In his short text, Postscript on the Societies of Control, Deleuze argues that we are moving beyond disciplinary societies into societies of control. More continuous, diffuse forms of power based on codes, modulation and networks rather than fixed enclosures. A social world organised less through visible institutions and more through continuous adjustment. Social scores, recommendations, nudges, personalised suggestions, risk profiles. You are connected to more people and more content than ever, but you have less control over the terms of that connection. The platforms decide who you should talk to, which posts matter, which conversations you will even know exist.
Which brings the question back to the riverbank. When you stand there and say “this is society”, whose experiences are you actually looking at. When you say “this is what people are like now” or “this is what we all think”, which current are you actually watching.

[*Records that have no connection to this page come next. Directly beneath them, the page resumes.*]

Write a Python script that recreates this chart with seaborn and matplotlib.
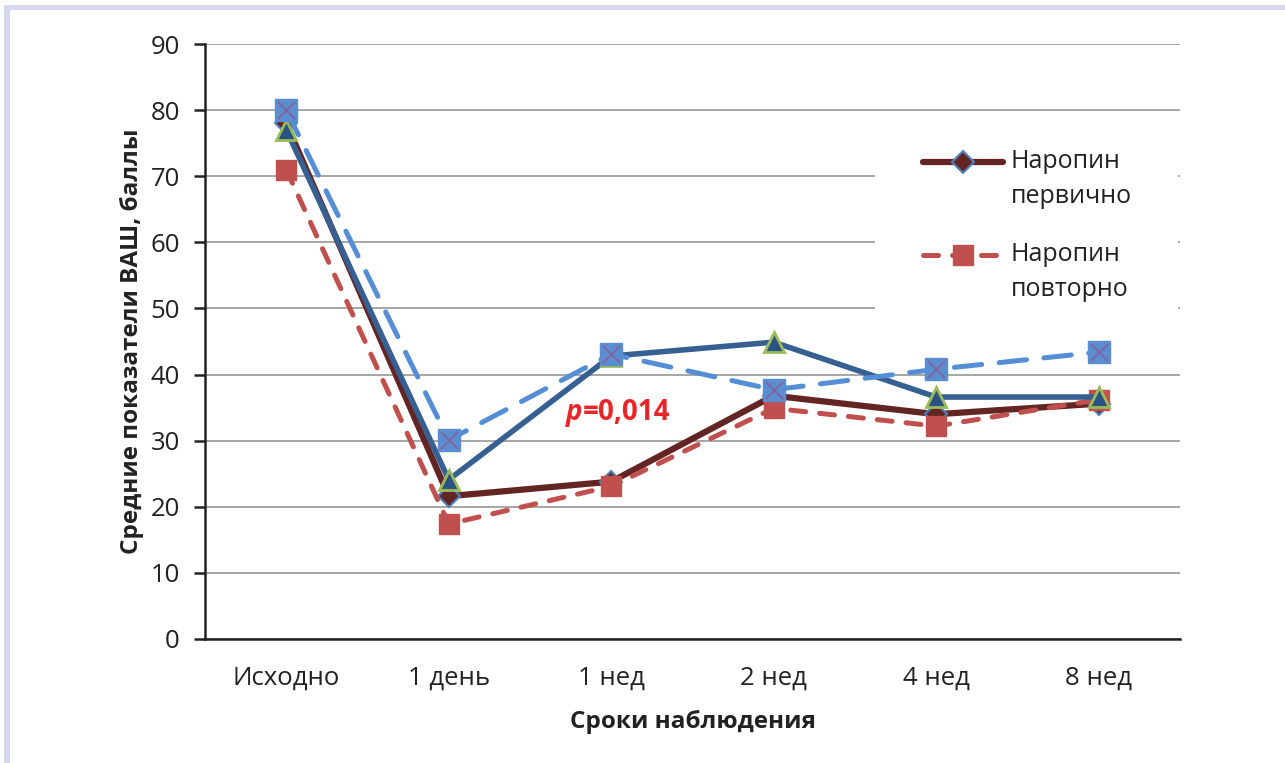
import numpy as np
import pandas as pd
import matplotlib
matplotlib.use("Agg")
import matplotlib.pyplot as plt
import seaborn as sns
from matplotlib.patches import Rectangle
from matplotlib.offsetbox import TextArea, HPacker, AnnotationBbox
from matplotlib.legend_handler import HandlerLine2D
from matplotlib.lines import Line2D

# ---------------- data ----------------
categories = ["Исходно", "1 день", "1 нед", "2 нед", "4 нед", "8 нед"]
naropin_primary = [78.0, 21.6, 23.8, 36.8, 34.0, 35.6]
naropin_repeat = [71.0, 17.4, 23.1, 34.9, 32.2, 36.2]
series3 = [77.0, 24.1, 42.8, 44.9, 36.6, 36.6]
series4 = [80.0, 30.1, 43.1, 37.7, 40.8, 43.4]
legend_labels = ["Наропин\nпервично", "Наропин\nповторно"]
yticks = list(range(0, 91, 10))
p_label = ("p", "=0,014")
x_title = "Сроки наблюдения"
y_title = "Средние показатели ВАШ, баллы"

sns.set_theme(style="white")
plt.rcParams["font.family"] = ["Open Sans", "DejaVu Sans"]
TXT = "#222222"

df = pd.DataFrame({
    "period": categories * 4,
    "value": naropin_primary + naropin_repeat + series3 + series4,
    "series": ["s1"] * 6 + ["s2"] * 6 + ["s3"] * 6 + ["s4"] * 6,
})

W, H = 1285, 763
fig = plt.figure(figsize=(W / 100, H / 100), dpi=100)
fig.patch.set_facecolor("white")
fig.patches.append(Rectangle((4 / W, 0), 6 / W, 1 - 5 / H, transform=fig.transFigure,
                             facecolor="#D5D8EA", edgecolor="none", zorder=0))
fig.patches.append(Rectangle((4 / W, 1 - 10 / H), 1, 5 / H, transform=fig.transFigure,
                             facecolor="#D5D8EA", edgecolor="none", zorder=0))

ax = fig.add_axes([205 / W, 1 - 639 / H, 975 / W, 595 / H])

d1 = df[df.series == "s1"]
d2 = df[df.series == "s2"]
d3 = df[df.series == "s3"]
d4 = df[df.series == "s4"]

sns.lineplot(data=d1, x="period", y="value", ax=ax, sort=False, color="#632523",
             linewidth=4.5, marker="D", markersize=11, markerfacecolor="#632523",
             markeredgecolor="#4F81BD", markeredgewidth=1.5, label=legend_labels[0],
             solid_capstyle="round", zorder=3)
sns.lineplot(data=d2, x="period", y="value", ax=ax, sort=False, color="#C0504D",
             linewidth=3.6, linestyle=(0, (3.0, 2.8)), dash_capstyle="round",
             marker="s", markersize=15, markerfacecolor="#C0504D",
             markeredgecolor="#C0504D", markeredgewidth=1, label=legend_labels[1], zorder=4)
sns.lineplot(data=d3, x="period", y="value", ax=ax, sort=False, color="#376092",
             linewidth=4.0, marker="^", markersize=15, markerfacecolor="#2A5283",
             markeredgecolor="#9BBB59", markeredgewidth=2, label="_s3",
             solid_capstyle="round", zorder=5)
sns.lineplot(data=d4, x="period", y="value", ax=ax, sort=False, color="#558ED5",
             linewidth=3.6, linestyle=(0, (5.5, 3.5)), dash_capstyle="round",
             marker="s", markersize=16, markerfacecolor="#5B8ED0",
             markeredgecolor="#5B8ED0", markeredgewidth=1, label="_s4", zorder=6)
sns.scatterplot(data=d4, x="period", y="value", ax=ax, marker="x", s=150,
                color="#8064A2", linewidth=1.4, zorder=7, legend=False)

# axes
ax.set_xlim(-0.5, 5.5)
ax.set_ylim(0, 90)
ax.set_yticks(yticks)
ax.set_yticklabels([str(v) for v in yticks])
ax.set_xticks(np.arange(-0.5, 6.0, 1.0))
ax.set_xticklabels([""] * 7)
ax.set_xticks(range(len(categories)), labels=categories, minor=True)
ax.tick_params(axis="x", which="major", length=9, width=1.8, color="#222222", direction="out")
ax.tick_params(axis="x", which="minor", length=0, pad=19, labelsize=18.5, labelcolor=TXT)
ax.tick_params(axis="y", which="major", length=8, width=1.8, color="#222222",
               direction="out", pad=10, labelsize=18.5, labelcolor=TXT, left=True)
ax.yaxis.grid(True, color="#A6A6A6", linewidth=1.4)
ax.xaxis.grid(False)
ax.set_axisbelow(True)
for s in ["top", "right"]:
    ax.spines[s].set_visible(False)
for s in ["left", "bottom"]:
    ax.spines[s].set_color("#222222")
    ax.spines[s].set_linewidth(1.8)

ax.set_xlabel(x_title, fontsize=17.5, fontweight="bold", color=TXT, labelpad=14)
ax.set_ylabel(y_title, fontsize=17.5, fontweight="bold", color=TXT, labelpad=5)

# white legend area (hides the gridlines like the original)
ax.add_patch(Rectangle((0.687, 0.533), 0.311, 0.326, transform=ax.transAxes,
                       facecolor="white", edgecolor="none", zorder=1.5))


class ShiftedLineHandler(HandlerLine2D):
    """Line handle aligned with the first line of a two-line label."""

    def __init__(self, shift_pt, **kw):
        super().__init__(**kw)
        self.shift_pt = shift_pt

    def create_artists(self, legend, orig_handle, xdescent, ydescent, width, height,
                       fontsize, trans):
        return super().create_artists(legend, orig_handle, xdescent,
                                      ydescent - 2 * self.shift_pt, width, height,
                                      fontsize, trans)


handles, labels = ax.get_legend_handles_labels()
keep = [(h, l) for h, l in zip(handles, labels) if l in legend_labels]
leg = ax.legend([k[0] for k in keep], [k[1] for k in keep], loc="upper left",
                bbox_to_anchor=((923 - 205) / 975, (639 - 149) / 595), borderaxespad=0,
                frameon=False, fontsize=18, handlelength=3.2, handletextpad=0.3,
                labelspacing=1.3, borderpad=0,
                handler_map={Line2D: ShiftedLineHandler(13.2)})
for t in leg.get_texts():
    t.set_color(TXT)
    t.set_linespacing(1.55)
leg.set_zorder(10)

# p-value annotation
ta = TextArea(p_label[0], textprops=dict(color="#E8262A", fontsize=20,
                                          fontweight="bold", fontstyle="italic"))
tb = TextArea(p_label[1], textprops=dict(color="#E8262A", fontsize=20, fontweight="bold"))
box = HPacker(children=[ta, tb], align="baseline", pad=0, sep=0)
ab = AnnotationBbox(box, (1.72, 34.3), xycoords="data", box_alignment=(0, 0.5),
                    frameon=False, pad=0)
ax.add_artist(ab)

fig.savefig("out.png", dpi=100, facecolor="white")
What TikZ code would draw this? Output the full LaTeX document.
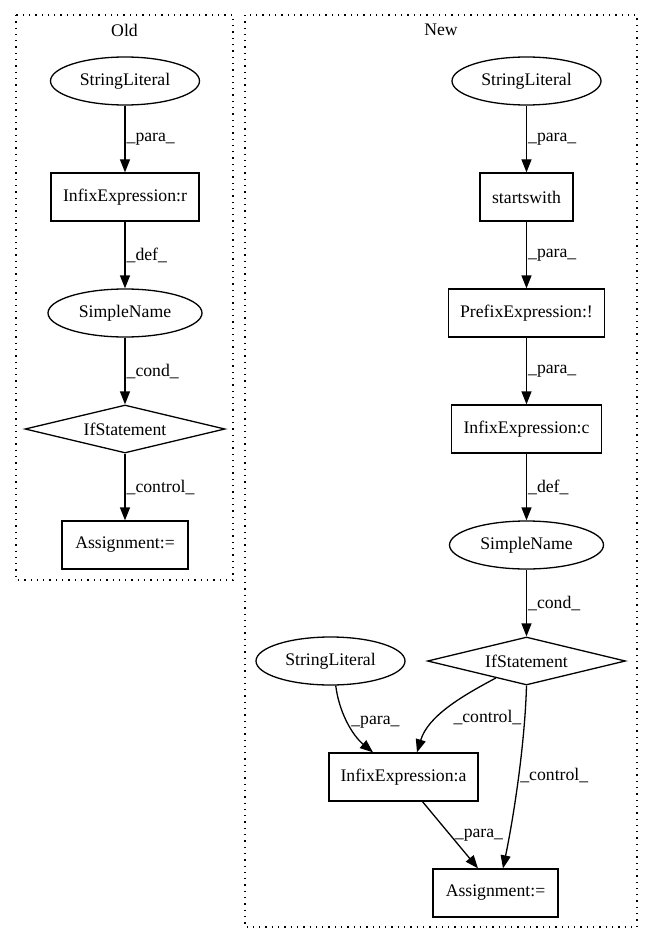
\documentclass[tikz,border=0pt]{standalone}
\usepackage{fontspec}
\setmainfont{Liberation Serif}
\usetikzlibrary{shapes.geometric,arrows.meta}
\begin{document}
\begin{tikzpicture}[x=1pt,y=-1pt,
  every node/.style={font=\fontsize{17.7}{20}\selectfont},
  box/.style={draw, line width=1.3pt, rectangle, minimum height=48pt, inner sep=0pt},
  ell/.style={draw, line width=1.3pt, ellipse, minimum height=48pt, inner sep=0pt},
  dia/.style={draw, line width=1.3pt, diamond, aspect=4, minimum height=48pt, inner sep=0pt},
  cluster/.style={draw, line width=1.3pt, dash pattern=on 1.3pt off 5pt},
  arr/.style={-{Triangle[length=13pt,width=10pt]}, line width=1.3pt},
  lab/.style={anchor=west, inner sep=1pt}
]
\useasboundingbox (0,0) rectangle (652,944);
% clusters
\draw[cluster] (16,15) rectangle (233,580);
\draw[cluster] (245,15) rectangle (637,927);
\node (oldlab) at (124.5,30) {Old};
\node (newlab) at (441,30) {New};
% old nodes
\node[ell, minimum width=149pt] (osl) at (125,81) {StringLiteral};
\node[box, minimum width=148pt] (oir) at (125,197) {InfixExpression:r};
\node[ell, minimum width=154pt] (osn) at (125,313) {SimpleName};
\node[dia, minimum width=200pt] (oif) at (125,429) {IfStatement};
\node[box, minimum width=126pt] (oas) at (125,545) {Assignment:=};
% new nodes
\node[ell, minimum width=149pt] (nsl) at (526.5,81) {StringLiteral};
\node[box, minimum width=93pt] (nsw) at (526.5,197) {startswith};
\node[box, minimum width=156pt] (npe) at (526.5,313) {PrefixExpression:!};
\node[box, minimum width=150pt] (nic) at (526.5,429) {InfixExpression:c};
\node[ell, minimum width=154pt] (nsn) at (526.5,545) {SimpleName};
\node[dia, minimum width=198pt] (nif) at (526.5,661) {IfStatement};
\node[ell, minimum width=149pt] (nsl2) at (330.5,661) {StringLiteral};
\node[box, minimum width=149pt] (nia) at (403.5,777) {InfixExpression:a};
\node[box, minimum width=125pt] (nas) at (495.5,893) {Assignment:=};
% old edges
\draw[arr] (osl) -- node[lab]{\_para\_} (oir);
\draw[arr] (oir) -- node[lab]{\_def\_} (osn);
\draw[arr] (osn) -- node[lab]{\_cond\_} (oif);
\draw[arr] (oif) -- node[lab]{\_control\_} (oas);
% new edges
\draw[arr] (nsl) -- node[lab]{\_para\_} (nsw);
\draw[arr] (nsw) -- node[lab]{\_para\_} (npe);
\draw[arr] (npe) -- node[lab]{\_para\_} (nic);
\draw[arr] (nic) -- node[lab]{\_def\_} (nsn);
\draw[arr] (nsn) -- node[lab]{\_cond\_} (nif);
\draw[arr] (nsl2.-78) .. controls (339,712) and (352,735) .. ([xshift=-30.5pt]nia.north)
  node[pos=0.5, lab, xshift=2pt]{\_para\_};
\draw[arr] (nif.209) .. controls (462,696) and (428,716) .. ([xshift=13.5pt]nia.north)
  node[pos=0.5, anchor=north west, inner sep=1pt, xshift=4pt]{\_control\_};
\draw[arr] (nif.south) .. controls (525,740) and (515,810) .. ([xshift=7.5pt]nas.north)
  node[pos=0.5, lab]{\_control\_};
\draw[arr] ([xshift=19pt]nia.south) -- ([xshift=-17.5pt]nas.north)
  node[pos=0.5, lab, xshift=3pt]{\_para\_};
\end{tikzpicture}
\end{document}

The name suggests a single thing. The reality is a set of flows routed through infrastructures that most of us have very little say over.
We are still stepping into roles that language keeps ready for us, but the stage we step onto is less and less the thick, local civil society of clubs and halls and more and more a shifting network of platforms and feeds. Maybe that is why the moment we are in can feel so frightening. Among all the chaos it feels like there is less to hold onto or bind ourselves to than ever before. We find ourselves saying things we never imagined we would say, “Where is our Nickelback?!”
More confronting still is the erosion of the illusion that there was something stable and situated there in the first place. We look and suddenly realise we are not on the river bank, but floating on the river itself. It is only because we are floating too that things seem stable and unmoved.
The river has not stopped moving. If anything it moves faster, and the banks feel further apart. The hard part is learning to see the patterns without pretending that the water is one solid, stable thing.